Porter was a beauty, even after her hair turned prematurely white. She experienced early success in acting, on stage and screen, but retained her ability to turn in an utterly ingratiating performance. Within Unrue’s detailed tally of Porter’s amorous conquests are several married men as well as a few homosexuals. At 47, she was able to attract 26-year-old editor Albert Erskine powerfully enough to marry her. Into her 60s, she was still beguiling much younger companions. Though some of these relationships, including a couple of her marriages, were largely celibate, she could also be an ardent lover. Yet speaking about sex to her nephew Paul in 1972, she declared, “It is a crashing bore unless you are so dead in love with a person that you can’t live without him.” If the frequency of her impulsive liaisons with man after man is any indication, crashing boredom must have been a chronic ailment.

Averting a reader’s boredom is a generic challenge to literary biography, since many writers spend their lives doing little more of note than filling blank pages. But, in part because of Porter’s willingness to leave pages blank while she went after other things, Unrue’s book is never dull. Settings include Mexico during the Revolution, Germany during the rise of Nazism, and Greenwich Village during its period of greatest artistic ferment. At a dinner party in Berlin, Porter flirts with Hermann Goering. Important characters in the story include Diego Rivera, Sylvia Beach, Robert Penn Warren, Cleanth Brooks, William Goyen, Eudora Welty, Josephine Herbst, Glenway Wescott, and Hart Crane.

Porter was equally talented at making friends and alienating them. Unrue refers to “Katherine Anne’s old nemesis Alfred Kazin,” but since it is the first and only reference to him in the book, a reader can only imagine, on the basis of Porter’s other enmities, how and why Kazin was her nemesis. Though Unrue reports that Porter informed on her friend Josephine Herbst to the FBI, the biography ignores or slights some of Porter’s most offensive qualities. She harbored blatantly bigoted sentiments, not only publicly attacking the Supreme Court’s Brown vs. Board of Education decision but making derogatory comments in private about individual blacks. According to Joan Givner, Porter scrawled in a copy of a book by the Tunisian author Albert Memmi, “Everybody except the Jews knows the Jews are not chosen but are a lot of noisy, arrogant, stupid, pretentious people and then what?” Though she benefited from increased opportunities for women, Porter was a fervent anti-feminist.

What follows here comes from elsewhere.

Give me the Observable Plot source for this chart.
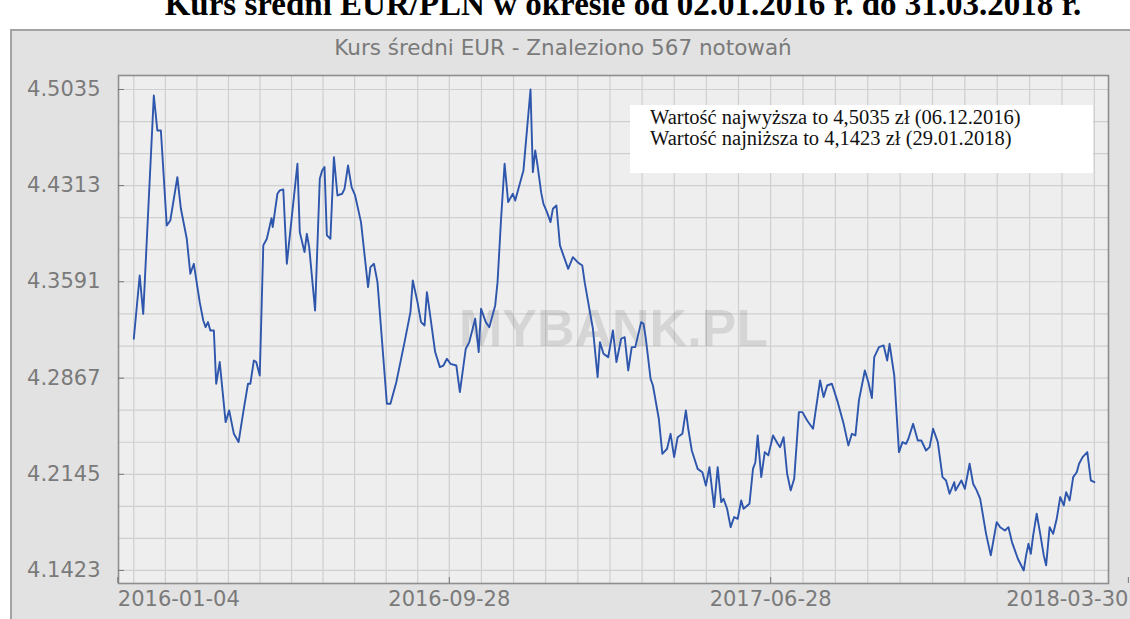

“I shall write well some day,” vowed Porter in 1919, while working as a journalist in Denver, “as well as anybody in America has ever written.” She fell somewhat short of that lofty goal. Unrue, who has written and edited several other books on Porter, takes for granted the merits of her subject’s work. The biography pauses to provide plot summaries for Porter’s fiction, but is not designed to convert its readers into admirers of her artistry. Porter herself was limited in her enthusiasm for others’ literary work. She claimed to find the novels of F. Scott Fitzgerald totally unreadable because “I just can’t be interested in those perfectly stupid meaningless lives.” In this eminently readable biography of an eminent Texas author, Unrue piques and sustains a reader’s interest in a perfectly infuriating life.

Steven G. Kellman teaches comparative literature at the University of Texas at San Antonio and is the author of Redemption: The Life of Henry Roth (Norton).